Eucaristía y Navidad
¡Que admirables son los misterios de nuestra fe! Lo son, en toda la extensión de su impenetrabilidad, bien como en el armonioso convite que nos hacen para que los penetremos. San Pablo escribe a los Romanos: “”Les ruego, pues, hermanos, por la gran ternura de Dios, que le ofrezcan su propia persona como un servicio vivo y santo capaz de agradarle; este culto conviene a criaturas que tienen juicio” (Rm. 12, 1). El acto de fe no es ciego o ilógico, ni se contenta con constatar el misterio. Es un homenaje razonable –rationabile obsequium– que hacemos al Creador.
La Navidad, por ejemplo, es un misterio bellísimo que tiene un parentesco con otro grande, el misterio por excelencia, el Eucarístico. Todos los misterios son figurados por signos que ayudan a entenderlos -no propiamente a explicarlos. Las verdades de la fe forman un cuerpo razonable, no un enjambre arbitrario. Los misterios se pueden llegar a “entender” si se los considera hermanados, amigos y sometidos a una especie de fuerza centrípeta que los energizan. En ese sentido, parecen notables los signos que aproximan los misterios ya citados; el de Belén y el del Cenáculo.
Belén, donde nació Jesús, es un nombre simbólico y providencial. En árabe significa “casa de la carne” y en hebraico “casa del pan”. Ya vemos aquí una primera y encantadora analogía entre la Navidad y la Eucaristía.
Otros aspecto que conmueve es lo que se nos dice en la Sagrada Escritura que María “dio a luz al Niño y lo colocó en un pesebre” (Lc. 2, 7). Es decir, en un lugar para ser comido, puesto que el pesebre es de donde los animales se alimentan.
Y hablando de alimento, sabemos que Jesús vino a hacer la voluntad del Padre. Inclusive Él llega a afirmar que su comida es cumplir la voluntad del Padre: “Mi alimento es hacer la voluntad de aquel que me ha enviado” (Jn. 4, 34). Para eso nace en Belén, para alimentarse obedeciendo.
Nosotros, los bautizados, cuando comulgamos realizamos el ideal mas puro del cristianismo: tener vida eterna “El que coma de este pan, vivirá para siempre” (Jn. 6, 51). Obediencia, alimento y vida son predicados esenciales de la Eucaristía. Son también los predicados que acompañan el misterio de la Navidad: El niño nace por obediencia, para ser alimento y darnos, así, vida, para llegar a la meta final, el reino del cielo, que es comparada también a un banquete, el banquete celestial. Dios se da a comer en el tiempo y en la eternidad.

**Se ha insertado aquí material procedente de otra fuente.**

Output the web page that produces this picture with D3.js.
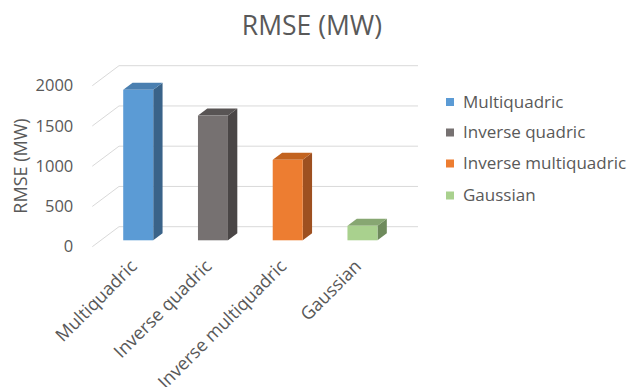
<!DOCTYPE html>
<html>
<head>
<meta charset="utf-8">
<script src="https://cdn.jsdelivr.net/npm/d3@7"></script>
<style>
  html, body { margin: 0; padding: 0; background: #fff; }
  svg { display: block; font-family: "Open Sans", "Segoe UI", sans-serif; }
</style>
</head>
<body>
<svg id="chart" width="630" height="387"></svg>
<script>
// Chart data
const categories = ["Multiquadric", "Inverse quadric", "Inverse multiquadric", "Gaussian"];
const rmseValues = [1870, 1550, 1000, 180];
const yTicks = [0, 500, 1000, 1500, 2000];
const frontColors = ["#5B9BD5", "#767171", "#ED7D31", "#A9D18E"];
const topColors   = ["#4A7FB0", "#585454", "#C2631F", "#87A772"];
const sideColors  = ["#3A6389", "#4A4646", "#9E5020", "#6E8A5C"];
const titleText = "RMSE (MW)";
const yAxisTitle = "RMSE (MW)";

const svg = d3.select("#chart");
const textColor = "#595959";
const gridColor = "#D9D9D9";

// Oblique 3D layout: front floor edge, depth vector of the floor
const frontLeft = 92.3, frontRight = 391.3;
const depth = { dx: 26.7, dy: -20 };
const barFront = 0.32, barBack = 0.67;   // bar position within the floor depth

const x = d3.scaleBand().domain(categories).range([frontLeft, frontRight]).paddingInner(0).paddingOuter(0);
const y = d3.scaleLinear().domain([0, 2000]).range([246.7, 85.7]);
const barWidth = 30;

// Title
svg.append("text")
  .attr("x", 312).attr("y", 35)
  .attr("text-anchor", "middle")
  .attr("font-size", 26.5)
  .attr("fill", textColor)
  .text(titleText);

// Gridlines: diagonal on the side wall, then horizontal along the back wall
const grid = svg.append("g");
yTicks.forEach(t => {
  const yf = y(t);
  const xb = frontLeft + depth.dx, yb = yf + depth.dy;
  grid.append("path")
    .attr("d", `M${frontLeft},${yf}L${xb},${yb}L${frontRight + depth.dx},${yb}`)
    .attr("fill", "none")
    .attr("stroke", gridColor)
    .attr("stroke-width", 1);
});

// Y tick labels (d3 axis on the front plane, no domain/tick lines)
const yAxis = svg.append("g")
  .attr("transform", `translate(${frontLeft - 6},0)`)
  .call(d3.axisLeft(y).tickValues(yTicks).tickSize(0).tickPadding(13).tickFormat(d3.format("d")));
yAxis.select(".domain").remove();
yAxis.selectAll("text")
  .attr("font-size", 16.5)
  .attr("font-family", "Open Sans, sans-serif")
  .attr("fill", textColor);

// Y axis title
svg.append("text")
  .attr("transform", "translate(27,166) rotate(-90)")
  .attr("text-anchor", "middle")
  .attr("font-size", 18)
  .attr("fill", textColor)
  .text(yAxisTitle);

// Bars as oblique boxes
const bdx = (barBack - barFront) * depth.dx, bdy = (barBack - barFront) * depth.dy;
const fdx = barFront * depth.dx, fdy = barFront * depth.dy;
const bars = svg.append("g");
categories.forEach((c, i) => {
  const v = rmseValues[i];
  const x0 = x(c) + (x.bandwidth() - barWidth) / 2 + fdx;
  const x1 = x0 + barWidth;
  const yTop = y(v) + fdy, yBase = y(0) + fdy;
  // side
  bars.append("path")
    .attr("d", `M${x1},${yTop}L${x1 + bdx},${yTop + bdy}L${x1 + bdx},${yBase + bdy}L${x1},${yBase}Z`)
    .attr("fill", sideColors[i]);
  // top
  bars.append("path")
    .attr("d", `M${x0},${yTop}L${x0 + bdx},${yTop + bdy}L${x1 + bdx},${yTop + bdy}L${x1},${yTop}Z`)
    .attr("fill", topColors[i]);
  // front
  bars.append("rect")
    .attr("x", x0).attr("y", yTop)
    .attr("width", barWidth).attr("height", yBase - yTop)
    .attr("fill", frontColors[i]);
});

// Category labels, rotated
const xLabels = svg.append("g");
categories.forEach((c, i) => {
  const cx = x(c) + x.bandwidth() / 2 + 4;
  xLabels.append("text")
    .attr("transform", `translate(${cx},${263}) rotate(-45)`)
    .attr("text-anchor", "end")
    .attr("dy", "0.35em")
    .attr("font-size", 18)
    .attr("fill", textColor)
    .text(c);
});

// Legend
const legend = svg.append("g");
const legendY = [102, 132.5, 163.5, 195.5];
categories.forEach((c, i) => {
  legend.append("rect")
    .attr("x", 446).attr("y", legendY[i] - 4)
    .attr("width", 8).attr("height", 8)
    .attr("fill", frontColors[i]);
  legend.append("text")
    .attr("x", 463).attr("y", legendY[i])
    .attr("dy", "0.35em")
    .attr("font-size", 17)
    .attr("fill", textColor)
    .text(c);
});
</script>
</body>
</html>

Otra cosa que llama la atención y que asimila el misterio de la gruta con el del altar, es la noción de Victima: Sabemos que en el poblado de Belén no dieron pasada a la Virgen y a San José; tuvieron que refugiarse en lo inhóspito de una pobre gruta para ahí dar a luz al Salvador. Sobre el ara del altar, es el propio Cristo que se ofrece y que se inmola, como en el Calvario. La Eucaristía es un misterio iluminado también por las nociones de obediencia, de alimento, de vida, de cruz. ¿No hay, pues, una reversibilidad en cada uno de estos aspectos cuando se los aplica a los dos misterios que tratamos?
En la noche bendita de Navidad, cuando tantos –¡y tantos cristianos!- se dan al desenfreno, a las comilonas, al pecado y al placer pasajero…(lo opuesto a la obediencia, al alimento bien concebido, a la vida verdadera y a la cruz, yugo suave y ligero del Señor) los adoradores estaremos junto al pesebre donde se representa al pan bajado del cielo, a la prenda de la gloria: el Niño Dios; en ese lugar bendito de nuestra casa donde montamos el Belén que hace las delicias de nuestros niños.
Es claro que celebraremos la nochebuena en la alegría, festejando, comiendo, bebiendo e intercambiando saludos y regalos. Pero desde lo más hondo de nuestro ser, una aspiración sobrenatural brotará ansiosa: unirnos a Dios de la manera más plena que se puede lograr en esta tierra: recibiendo al Señor como alimento y adorándolo en su misterio de amor.
El hambre y la sed eucarística aspiran a mucho más que a manjares humanos. A mucho más, inclusive, que a un delicioso vino como el de Caná o a los panes milagrosos multiplicados en la montaña. La aspiración es al alimento que nunca nos saciará.
En Navidad, entre los tiempos dados a las compras, los viajes y las fiestas, reservemos un momento para la adoración y otro (o el mismo) para la comunión.
Diciembre de 2010. San Miguel de Sucumbíos, Ecuador.